8.5. We shall retain all rights to such Feedback on a worldwide basis in perpetuity.
8.6. All Unbounce Material, as defined in the General Terms, is owned by us or our licensors or service providers, and is protected by copyright, trademark, trade secret, and other intellectual property laws.
8.7. For as long as you adhere to this Agreement and maintain a valid Account, Unbounce grants you a non-transferable, non-sublicensable, non-exclusive, revocable, limited purpose right to access and use the Materials.
9. Submission of Content
9.1. You are able to add and upload Content in order to create and edit landing pages, popups, and sticky bars using the Services.
9.2. You agree that you are solely responsible for all Content you submit, provide, or upload, including any legal or other consequences for submitting, providing, or uploading it.
9.3. You grant Unbounce a non-exclusive irrevocable license to use the Content you upload in order to provide the Services to you, including, but not limited to, troubleshooting and publishing your pages. This use shall include, without limitation, the right to host, index, cache, store, or otherwise format your Content.
9.4. You further agree that Unbounce shall modify, add, and delete any Content added to the Services without liability, and at our sole discretion. Reasons for Content modification or deletion shall include, but are not limited to: malicious or damaging software or corrupted code within the Content, violations of intellectual property law, failure to adhere to our AUP, and for troubleshooting purposes.

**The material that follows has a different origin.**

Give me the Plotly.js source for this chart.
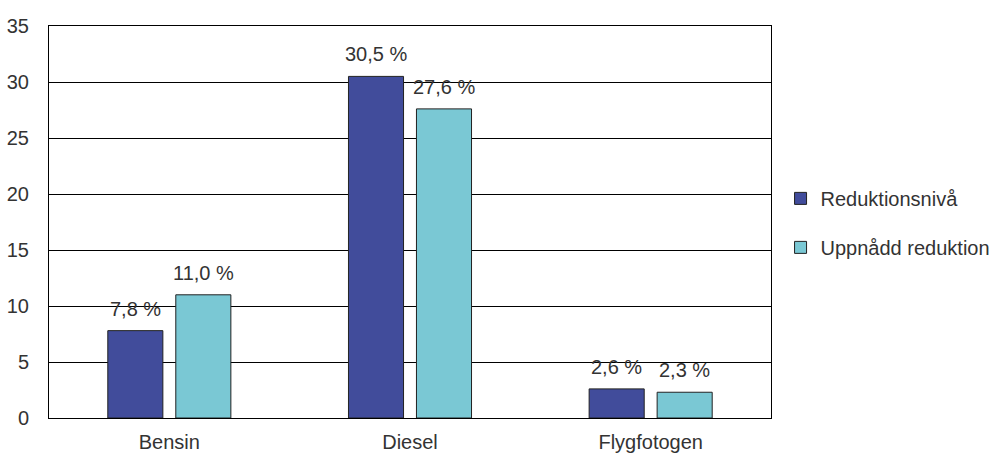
<!DOCTYPE html>
<html><head><meta charset="utf-8">
<script src="https://cdn.plot.ly/plotly-3.0.1.min.js"></script>
<style>body{margin:0;background:#fff}#c{width:1002px;height:453px}</style>
</head><body><div id="c"></div>
<script>
const categories = ["Bensin", "Diesel", "Flygfotogen"];
const reduktionsniva = [7.8, 30.5, 2.6];
const uppnadd = [11.0, 27.6, 2.3];
const seriesNames = ["Reduktionsnivå", "Uppnådd reduktion"];
const fmt = v => v.toFixed(1).replace('.', ',') + ' %';
const font = {family: "Liberation Sans, Arial, sans-serif", size: 20, color: "#333"};
const series = [
  {y: reduktionsniva, name: seriesNames[0], color: '#414C9B', shift: -34},
  {y: uppnadd, name: seriesNames[1], color: '#7AC8D4', shift: 34}
];
const traces = series.map((s, i) => ({
  type: 'bar', x: categories, y: s.y, name: s.name, legendgroup: 'g' + i,
  marker: {color: s.color, line: {color: '#222', width: 1}}
}));
const annotations = [];
series.forEach(s => s.y.forEach((v, j) => annotations.push({
  x: categories[j], y: v, xref: 'x', yref: 'y', text: fmt(v), showarrow: false,
  xanchor: 'center', yanchor: 'bottom', xshift: s.shift, yshift: 9, font: font
})));
const layout = {
  width: 1002, height: 453,
  margin: {l: 49, r: 231, t: 26, b: 35, autoexpand: false},
  font: font,
  barmode: 'group', bargap: 0.435, bargroupgap: 0.19,
  showlegend: true,
  annotations: annotations,
  legend: {xref: 'container', yref: 'container', x: 0.779, xanchor: 'left', y: 0.508, yanchor: 'middle',
           tracegroupgap: 20, font: font, itemwidth: 30, bgcolor: 'rgba(0,0,0,0)'},
  xaxis: {showline: true, linecolor: '#000', linewidth: 1, mirror: true, ticks: '', showgrid: false,
          tickfont: font, ticklabelstandoff: 6, automargin: false},
  yaxis: {range: [0, 35], dtick: 5, showline: true, linecolor: '#000', linewidth: 1, mirror: true,
          gridcolor: '#000', gridwidth: 1, ticks: '', zeroline: false, tickfont: font, ticklabelstandoff: 15,
          automargin: false},
  plot_bgcolor: '#fff', paper_bgcolor: '#fff'
};
Plotly.newPlot('c', traces, layout, {displayModeBar: false, staticPlot: true});
</script></body></html>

9.5. You represent to Unbounce that you own any Content you upload, submit, or otherwise add to your Account, or that you have obtained any necessary licenses, rights, consents, and permissions to such Content and activity. As such, you agree that none of the aforementioned Content will in any way violate the copyrights, privacy rights, publicity rights, trademark rights, contract rights or any other intellectual property rights or other rights of any person, business, organization, or entity.
9.6. You agree that Unbounce shall not be responsible for any violations of Third Party intellectual property rights in any Content that you submit, upload, or otherwise add to Unbounce.
9.7. You further agree to pay all royalties, fees, and any other monies owed relating to the use of such Content.
9.8. Unbounce may request access to your Content to use for marketing purposes.
9.9. You are under no obligation to grant this request (9.8), and we will not use your Content in any marketing materials without your prior written permission.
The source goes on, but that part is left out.